In the meantime, Center City's Walnut Street, once among the city's most-posh shopping destinations, is quickly becoming Athleisure Row.

Under Armour opened on the street this week joining Lululemon, Athleta, New Balance, and a revamped Modell's

These stores cater to a younger, on-the-go shopper, who spends as much time in high-intensity workout classes than she does at work, their casual pieces suitable for working out on a barre or hanging at a bar.

Center City also is quickly becoming home of the outlet store. Bloomingdale's and Nordstrom opened discount stores downtown, while Century 21 is the deal-offering anchor east of Broad Street. More outlet stores are planned in the former Gallery, renamed the Fashion Outlets Philadelphia.

The new retail designations - all things upscale in King of Prussia and a more sporty feel in Center City - isn't entirely a bad thing.

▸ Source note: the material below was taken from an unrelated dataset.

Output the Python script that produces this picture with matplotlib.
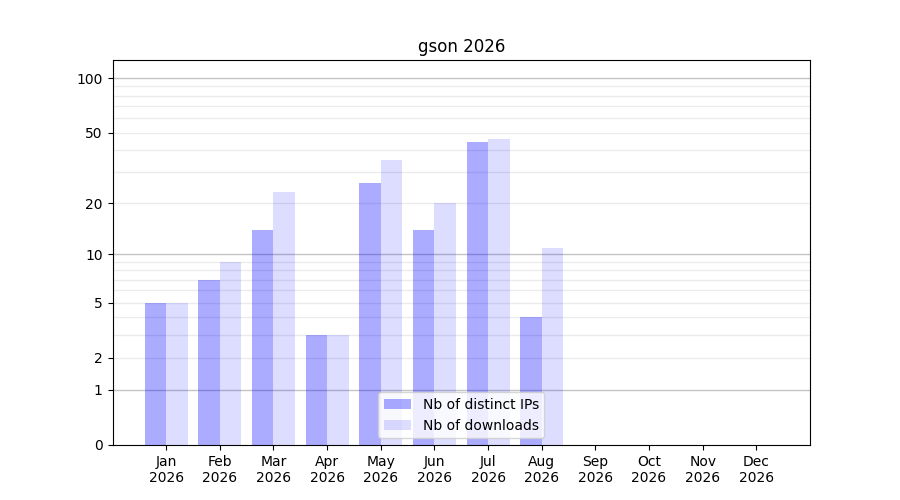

With so many affluent families in the suburbs along the Main Line, it makes sense for King of Prussia to be the destination for shoppers who can spend thousands of dollars on a Hermés bag.

Downtown, on the other hand, is becoming a hub for makers and young families who would much rather spend time and money on experiences - a yoga class and a smoothie. Those who are label conscious don't mind getting the pieces cheaper at Century 21.

I know that's how I shop.

So while it appeared for a while that Center City may have a shot at getting one or two stand-alone high-end luxury stores to open, Thursday's opening is proof that the new reality is here.

King of Prussia is what Walnut Street wanted to be - and likely will now never become.